City of York Council has published its draft parking report for 2017/18. It shows income from all parking and fines came to £7.623m, an increase of £232,000 on the previous year.
But much of the extra income was cancelled out by increased costs.
A spokeswoman told YorkMix the council had to spend
- £46K upgrading machines, including so they could accept the new £1 coins
- an extra £40K on the cash collection contract
- an extra £40K on CCTV
- and £23K to settle an electricity bill.
That meant the total net income increased only from £4,797,000 to £4,845,000 year-on-year.
All of the proceeds from parking are reinvested into York’s roads and transport, with £4.1 million going on highway maintenance; £582K on buses; £101K for community transport and £13K going to Shopmobility.
Those increases explained
The council said the cash collections costs rose because the previous service provider, OCS Group, pulled out, and when the council re-tendered and took on Security Plus instead, it had to pay more.
It said the CCTV costs rose because they had been unrealistically low in 2016/17, when the manager costs were partly borne by another budget.
As to the power bill increases:
The main reason for the increase in electricity bills was that the outsourced toilet contractor (Healthmatic) had been paying these bills for a number of years that were actually the responsibility of the council.
This was repaid in 2017/18. These toilets were in Nunnery Lane, St George’s Field and Union Terrace Car Park.
Councils are legally obliged to publish its annual parking income and expenditure and to say how the surplus has been used, as well as to publish details about the number of parking spaces it controls.
York’s draft report for 2017/18 was added to the council website two weeks ago, unannounced.
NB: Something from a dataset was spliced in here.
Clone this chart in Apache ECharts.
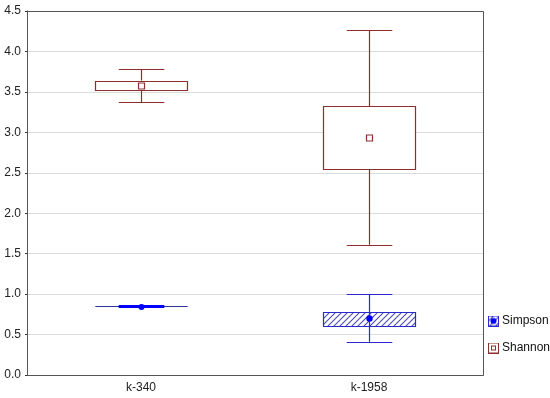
<!DOCTYPE html>
<html><head><meta charset="utf-8">
<script src="https://cdn.jsdelivr.net/npm/echarts@6/dist/echarts.min.js"></script>
<style>html,body{margin:0;padding:0;background:#fff}#c{width:550px;height:398px}</style>
</head><body><div id="c"></div>
<script>
var categories = ['k-340', 'k-1958'];
var yTicks = [0, 0.5, 1.0, 1.5, 2.0, 2.5, 3.0, 3.5, 4.0, 4.5];
// [whiskerLow, boxLow, mean, boxHigh, whiskerHigh]
var simpson = [
  [0.838, 0.840, 0.835, 0.842, 0.844],
  [0.41, 0.61, 0.70, 0.78, 1.00]
];
var shannon = [
  [3.37, 3.52, 3.57, 3.64, 3.78],
  [1.61, 2.55, 2.93, 3.32, 4.26]
];

var RED = '#8b2f2f', BLUE = '#2a2acc';

function hatchCanvas() {
  var c = document.createElement('canvas'); c.width = 6; c.height = 6;
  var g = c.getContext('2d');
  g.fillStyle = '#ffffff'; g.fillRect(0, 0, 6, 6);
  g.strokeStyle = '#4a4ab8'; g.lineWidth = 1.1;
  g.beginPath();
  g.moveTo(0, 6); g.lineTo(6, 0);
  g.moveTo(-3, 3); g.lineTo(3, -3);
  g.moveTo(3, 9); g.lineTo(9, 3);
  g.stroke();
  return c;
}
var hatch = hatchCanvas();

function iconURL(kind) {
  var c = document.createElement('canvas'); c.width = 11; c.height = 11;
  var g = c.getContext('2d');
  if (kind === 'simpson') {
    g.fillStyle = g.createPattern(hatch, 'repeat'); g.fillRect(0, 0, 11, 11);
    g.strokeStyle = BLUE; g.lineWidth = 1; g.strokeRect(0.5, 0.5, 10, 10);
    g.fillStyle = '#0000ff'; g.beginPath(); g.arc(5.5, 5.5, 3, 0, Math.PI * 2); g.fill();
  } else {
    g.fillStyle = '#fff'; g.fillRect(0, 0, 11, 11);
    g.strokeStyle = RED; g.lineWidth = 1; g.strokeRect(0.5, 0.5, 10, 10);
    g.strokeRect(3.5, 3.5, 4, 4);
  }
  return 'image://' + c.toDataURL();
}

function makeRender(kind) {
  return function (params, api) {
    var x = api.value(0);
    var wl = api.value(1), bl = api.value(2), mn = api.value(3), bh = api.value(4), wh = api.value(5);
    var band = api.size([1, 0])[0];
    var bw = band * 0.405, cw = band * 0.2;
    var pWL = api.coord([x, wl]), pBL = api.coord([x, bl]), pM = api.coord([x, mn]),
        pBH = api.coord([x, bh]), pWH = api.coord([x, wh]);
    var cx = Math.round(pM[0]) + 0.5;
    var color = kind === 'simpson' ? BLUE : RED;
    var ls = { stroke: color, lineWidth: 1.2, fill: null };
    var children = [];
    var degenerate = Math.abs(pBL[1] - pBH[1]) < 2;
    if (degenerate) {
      var yy = Math.round(pM[1]) - 0.5;
      children.push({ type: 'line', shape: { x1: cx - bw / 2, y1: yy, x2: cx + bw / 2, y2: yy }, style: { stroke: '#3030a0', lineWidth: 1 } });
      children.push({ type: 'line', shape: { x1: cx - cw / 2, y1: yy, x2: cx + cw / 2, y2: yy }, style: { stroke: '#0000ff', lineWidth: 3 } });
      children.push({ type: 'circle', shape: { cx: cx, cy: Math.round(pM[1]), r: 3 }, style: { fill: '#0000ff' } });
      return { type: 'group', children: children };
    }
    children.push({ type: 'line', shape: { x1: cx, y1: pWH[1], x2: cx, y2: pBH[1] }, style: ls });
    children.push({ type: 'line', shape: { x1: cx, y1: pBL[1], x2: cx, y2: pWL[1] }, style: ls });
    var yh = Math.round(pWH[1]) + 0.5, yl = Math.round(pWL[1]) + 0.5;
    children.push({ type: 'line', shape: { x1: cx - cw / 2, y1: yh, x2: cx + cw / 2, y2: yh }, style: ls });
    children.push({ type: 'line', shape: { x1: cx - cw / 2, y1: yl, x2: cx + cw / 2, y2: yl }, style: ls });
    var top = Math.round(pBH[1]) + 0.5, bot = Math.round(pBL[1]) + 0.5;
    var left = Math.round(cx - bw / 2) + 0.5;
    children.push({
      type: 'rect', shape: { x: left, y: top, width: Math.round(bw), height: bot - top },
      style: { fill: kind === 'simpson' ? { image: hatch, repeat: 'repeat' } : '#fff', stroke: color, lineWidth: 1.2 }
    });
    if (kind === 'simpson') {
      children.push({ type: 'line', shape: { x1: cx, y1: top, x2: cx, y2: bot }, style: ls });
      children.push({ type: 'circle', shape: { cx: cx, cy: pM[1], r: 3.2 }, style: { fill: '#0000ff' } });
    } else {
      var my = Math.round(pM[1]);
      children.push({ type: 'rect', shape: { x: cx - 3, y: my - 3, width: 6, height: 6 }, style: { fill: '#fff', stroke: RED, lineWidth: 1.2 } });
    }
    return { type: 'group', children: children };
  };
}

function toData(arr) {
  return arr.map(function (r, i) { return [i].concat(r); });
}

var chart = echarts.init(document.getElementById('c'), null, { renderer: 'canvas' });
chart.setOption({
  animation: false,
  backgroundColor: '#fff',
  grid: { left: 27, top: 11, right: 67, bottom: 23 },
  legend: {
    orient: 'vertical', left: 488, top: 315, padding: 0, itemGap: 15, itemWidth: 11, itemHeight: 11,
    textStyle: { fontFamily: 'Liberation Sans, Arial', fontSize: 12, color: '#111', padding: [0, 0, 0, -2] },
    data: [
      { name: 'Simpson', icon: iconURL('simpson') },
      { name: 'Shannon', icon: iconURL('shannon') }
    ]
  },
  xAxis: {
    type: 'category', data: categories, boundaryGap: true,
    axisLine: { lineStyle: { color: '#333', width: 1 } },
    axisTick: { alignWithLabel: true, length: 3, lineStyle: { color: '#333' } },
    axisLabel: { fontFamily: 'Liberation Sans, Arial', fontSize: 12, color: '#222', margin: 7 }
  },
  yAxis: {
    type: 'value', min: 0, max: 4.5, interval: 0.5,
    axisLine: { show: true, lineStyle: { color: '#333' } },
    axisTick: { show: true, length: 2, lineStyle: { color: '#333' } },
    splitLine: { lineStyle: { color: '#dcdcdc', width: 1 } },
    axisLabel: {
      fontFamily: 'Liberation Sans, Arial', fontSize: 12, color: '#222', margin: 6,
      formatter: function (v) { return v.toFixed(1); }
    }
  },
  graphic: [{
    type: 'rect', shape: { x: 27.5, y: 11.5, width: 456, height: 364 },
    style: { fill: null, stroke: '#555', lineWidth: 1 }, silent: true, z: 10
  }],
  series: [
    {
      name: 'Simpson', type: 'custom', renderItem: makeRender('simpson'),
      encode: { x: 0, y: [1, 2, 3, 4, 5] }, data: toData(simpson),
      itemStyle: { color: BLUE }, z: 3
    },
    {
      name: 'Shannon', type: 'custom', renderItem: makeRender('shannon'),
      encode: { x: 0, y: [1, 2, 3, 4, 5] }, data: toData(shannon),
      itemStyle: { color: RED }, z: 3
    }
  ]
});
</script></body></html>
It shows the council collected
- £5.66m from car parks (up 3% in a year)
- £53K from coach parks (up 32.5%)
- £482K from on-street parking (up 3%)
- £830K from resident parking (up 3%)
- £596K in fines (down 0.7%).
The council runs 13 off-street car parks with 2,772 spaces in total, plus two coach parks (62 spaces); six Park&Ride sites (5,020 spaces) and 62 ResPark zones (5,280 spaces).